- _Task description_: Copy all of the material word for word, except for the pictures.

- _Data shown_:
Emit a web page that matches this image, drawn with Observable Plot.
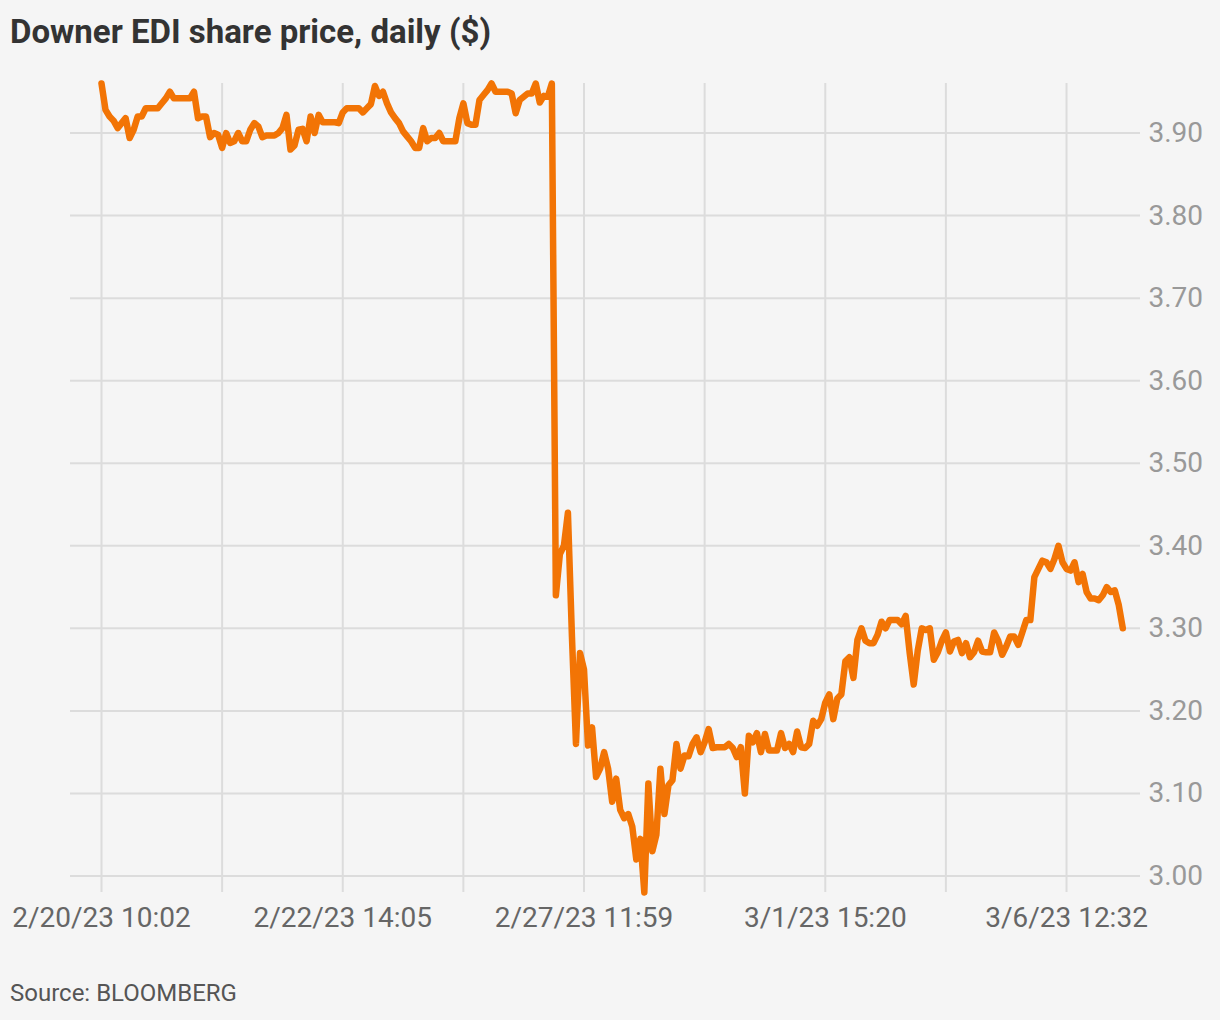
<!DOCTYPE html>
<html>
<head>
<meta charset="utf-8">
<script src="https://cdn.jsdelivr.net/npm/d3@7"></script>
<script src="https://cdn.jsdelivr.net/npm/@observablehq/plot@0.6"></script>
<style>
  html, body { margin: 0; padding: 0; background: #f5f5f5; }
  #wrap { position: relative; width: 1220px; height: 1020px; background: #f5f5f5; font-family: Roboto, "Noto Sans", sans-serif; }
  #title { position: absolute; left: 10px; top: 12px; font-size: 33px; font-weight: 700; color: #333; line-height: 40px; white-space: nowrap; }
  #chart { position: absolute; left: 0; top: 60px; }
  #source { position: absolute; left: 10px; top: 978px; font-size: 24px; color: #555; line-height: 30px; white-space: nowrap; }
</style>
</head>
<body>
<div id="wrap">
  <div id="title">Downer EDI share price, daily ($)</div>
  <div id="chart"></div>
  <div id="source">Source: BLOOMBERG</div>
</div>
<script>
// Share price, sampled in sequence (index = trading-time step)
const prices = [
  3.96,3.928,3.92,3.915,3.906,3.912,3.918,3.894,3.904,3.92,
  3.92,3.93,3.93,3.93,3.93,3.936,3.942,3.95,3.942,3.942,
  3.942,3.942,3.942,3.95,3.918,3.92,3.92,3.895,3.90,3.898,
  3.882,3.90,3.888,3.89,3.90,3.89,3.89,3.904,3.912,3.908,
  3.895,3.897,3.897,3.897,3.90,3.906,3.922,3.88,3.885,3.904,
  3.905,3.89,3.92,3.90,3.922,3.913,3.913,3.913,3.913,3.912,
  3.925,3.93,3.93,3.93,3.93,3.925,3.93,3.935,3.957,3.945,
  3.95,3.936,3.925,3.918,3.912,3.902,3.896,3.89,3.882,3.882,
  3.906,3.89,3.894,3.894,3.90,3.89,3.89,3.89,3.89,3.918,
  3.936,3.912,3.91,3.91,3.94,3.946,3.952,3.96,3.95,3.95,
  3.95,3.95,3.948,3.924,3.94,3.944,3.948,3.948,3.96,3.937,
  3.945,3.944,3.96,3.34,3.39,3.40,3.44,3.29,3.16,3.27,
  3.25,3.158,3.18,3.12,3.13,3.15,3.13,3.09,3.118,3.08,
  3.07,3.075,3.06,3.02,3.045,2.98,3.112,3.03,3.05,3.13,
  3.075,3.11,3.116,3.16,3.13,3.146,3.145,3.16,3.168,3.15,
  3.162,3.178,3.155,3.156,3.156,3.156,3.16,3.155,3.144,3.156,
  3.10,3.17,3.162,3.173,3.15,3.172,3.152,3.152,3.152,3.173,
  3.155,3.16,3.15,3.175,3.156,3.155,3.16,3.188,3.182,3.19,
  3.21,3.22,3.19,3.215,3.22,3.26,3.265,3.24,3.286,3.30,
  3.285,3.282,3.282,3.292,3.308,3.30,3.31,3.31,3.31,3.305,
  3.315,3.27,3.232,3.273,3.30,3.298,3.30,3.262,3.271,3.285,
  3.295,3.272,3.284,3.286,3.27,3.282,3.265,3.271,3.285,3.272,
  3.271,3.271,3.295,3.285,3.268,3.278,3.29,3.29,3.28,3.295,
  3.31,3.31,3.362,3.372,3.382,3.38,3.372,3.384,3.40,3.38,
  3.372,3.37,3.38,3.356,3.366,3.344,3.336,3.336,3.334,3.34,
  3.35,3.344,3.346,3.328,3.30
];

// Vertical gridlines (every 30 steps); labels on every other one
const gridIndex = [0, 30, 60, 90, 120, 150, 180, 210, 240];
const labelIndex = [0, 60, 120, 180, 240];
const labelText = ["2/20/23 10:02", "2/22/23 14:05", "2/27/23 11:59", "3/1/23 15:20", "3/6/23 12:32"];
const yTicks = [3.0, 3.1, 3.2, 3.3, 3.4, 3.5, 3.6, 3.7, 3.8, 3.9];

const data = prices.map((v, i) => ({i, v}));
const labelFor = new Map(labelIndex.map((k, j) => [k, labelText[j]]));

const chart = Plot.plot({
  width: 1220,
  height: 890,
  marginLeft: 70,
  marginRight: 80,
  marginTop: 23,
  marginBottom: 58,
  style: {fontFamily: "Roboto, 'Noto Sans', sans-serif", background: "transparent", overflow: "visible"},
  x: {domain: [-7.71, 258.4], axis: null},
  y: {domain: [2.98, 3.96], axis: null},
  marks: [
    Plot.ruleY(yTicks, {stroke: "#dcdcdc", strokeWidth: 2}),
    Plot.ruleX(gridIndex, {stroke: "#dcdcdc", strokeWidth: 2}),
    Plot.line(data, {x: "i", y: "v", stroke: "#f27405", strokeWidth: 6.5, strokeLinejoin: "round", strokeLinecap: "round"}),
    Plot.axisY(yTicks, {anchor: "right", label: null, tickSize: 0, tickPadding: 8, tickFormat: d => d.toFixed(2), fontSize: 28, color: "#999"}),
    Plot.axisX(labelIndex, {anchor: "bottom", label: null, tickSize: 0, tickPadding: 15, tickFormat: d => labelFor.get(d), fontSize: 28, color: "#666"})
  ]
});
document.getElementById("chart").appendChild(chart);
</script>
</body>
</html>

- _Reply_:
Emit a web page that matches this image, drawn with Observable Plot.
<!DOCTYPE html>
<html>
<head>
<meta charset="utf-8">
<script src="https://cdn.jsdelivr.net/npm/d3@7"></script>
<script src="https://cdn.jsdelivr.net/npm/@observablehq/plot@0.6"></script>
<style>
  html, body { margin: 0; padding: 0; background: #f5f5f5; }
  #wrap { position: relative; width: 1220px; height: 1020px; background: #f5f5f5; font-family: Roboto, "Noto Sans", sans-serif; }
  #title { position: absolute; left: 10px; top: 12px; font-size: 33px; font-weight: 700; color: #333; line-height: 40px; white-space: nowrap; }
  #chart { position: absolute; left: 0; top: 60px; }
  #source { position: absolute; left: 10px; top: 978px; font-size: 24px; color: #555; line-height: 30px; white-space: nowrap; }
</style>
</head>
<body>
<div id="wrap">
  <div id="title">Downer EDI share price, daily ($)</div>
  <div id="chart"></div>
  <div id="source">Source: BLOOMBERG</div>
</div>
<script>
// Share price, sampled in sequence (index = trading-time step)
const prices = [
  3.96,3.928,3.92,3.915,3.906,3.912,3.918,3.894,3.904,3.92,
  3.92,3.93,3.93,3.93,3.93,3.936,3.942,3.95,3.942,3.942,
  3.942,3.942,3.942,3.95,3.918,3.92,3.92,3.895,3.90,3.898,
  3.882,3.90,3.888,3.89,3.90,3.89,3.89,3.904,3.912,3.908,
  3.895,3.897,3.897,3.897,3.90,3.906,3.922,3.88,3.885,3.904,
  3.905,3.89,3.92,3.90,3.922,3.913,3.913,3.913,3.913,3.912,
  3.925,3.93,3.93,3.93,3.93,3.925,3.93,3.935,3.957,3.945,
  3.95,3.936,3.925,3.918,3.912,3.902,3.896,3.89,3.882,3.882,
  3.906,3.89,3.894,3.894,3.90,3.89,3.89,3.89,3.89,3.918,
  3.936,3.912,3.91,3.91,3.94,3.946,3.952,3.96,3.95,3.95,
  3.95,3.95,3.948,3.924,3.94,3.944,3.948,3.948,3.96,3.937,
  3.945,3.944,3.96,3.34,3.39,3.40,3.44,3.29,3.16,3.27,
  3.25,3.158,3.18,3.12,3.13,3.15,3.13,3.09,3.118,3.08,
  3.07,3.075,3.06,3.02,3.045,2.98,3.112,3.03,3.05,3.13,
  3.075,3.11,3.116,3.16,3.13,3.146,3.145,3.16,3.168,3.15,
  3.162,3.178,3.155,3.156,3.156,3.156,3.16,3.155,3.144,3.156,
  3.10,3.17,3.162,3.173,3.15,3.172,3.152,3.152,3.152,3.173,
  3.155,3.16,3.15,3.175,3.156,3.155,3.16,3.188,3.182,3.19,
  3.21,3.22,3.19,3.215,3.22,3.26,3.265,3.24,3.286,3.30,
  3.285,3.282,3.282,3.292,3.308,3.30,3.31,3.31,3.31,3.305,
  3.315,3.27,3.232,3.273,3.30,3.298,3.30,3.262,3.271,3.285,
  3.295,3.272,3.284,3.286,3.27,3.282,3.265,3.271,3.285,3.272,
  3.271,3.271,3.295,3.285,3.268,3.278,3.29,3.29,3.28,3.295,
  3.31,3.31,3.362,3.372,3.382,3.38,3.372,3.384,3.40,3.38,
  3.372,3.37,3.38,3.356,3.366,3.344,3.336,3.336,3.334,3.34,
  3.35,3.344,3.346,3.328,3.30
];

// Vertical gridlines (every 30 steps); labels on every other one
const gridIndex = [0, 30, 60, 90, 120, 150, 180, 210, 240];
const labelIndex = [0, 60, 120, 180, 240];
const labelText = ["2/20/23 10:02", "2/22/23 14:05", "2/27/23 11:59", "3/1/23 15:20", "3/6/23 12:32"];
const yTicks = [3.0, 3.1, 3.2, 3.3, 3.4, 3.5, 3.6, 3.7, 3.8, 3.9];

const data = prices.map((v, i) => ({i, v}));
const labelFor = new Map(labelIndex.map((k, j) => [k, labelText[j]]));

const chart = Plot.plot({
  width: 1220,
  height: 890,
  marginLeft: 70,
  marginRight: 80,
  marginTop: 23,
  marginBottom: 58,
  style: {fontFamily: "Roboto, 'Noto Sans', sans-serif", background: "transparent", overflow: "visible"},
  x: {domain: [-7.71, 258.4], axis: null},
  y: {domain: [2.98, 3.96], axis: null},
  marks: [
    Plot.ruleY(yTicks, {stroke: "#dcdcdc", strokeWidth: 2}),
    Plot.ruleX(gridIndex, {stroke: "#dcdcdc", strokeWidth: 2}),
    Plot.line(data, {x: "i", y: "v", stroke: "#f27405", strokeWidth: 6.5, strokeLinejoin: "round", strokeLinecap: "round"}),
    Plot.axisY(yTicks, {anchor: "right", label: null, tickSize: 0, tickPadding: 8, tickFormat: d => d.toFixed(2), fontSize: 28, color: "#999"}),
    Plot.axisX(labelIndex, {anchor: "bottom", label: null, tickSize: 0, tickPadding: 15, tickFormat: d => labelFor.get(d), fontSize: 28, color: "#666"})
  ]
});
document.getElementById("chart").appendChild(chart);
</script>
</body>
</html>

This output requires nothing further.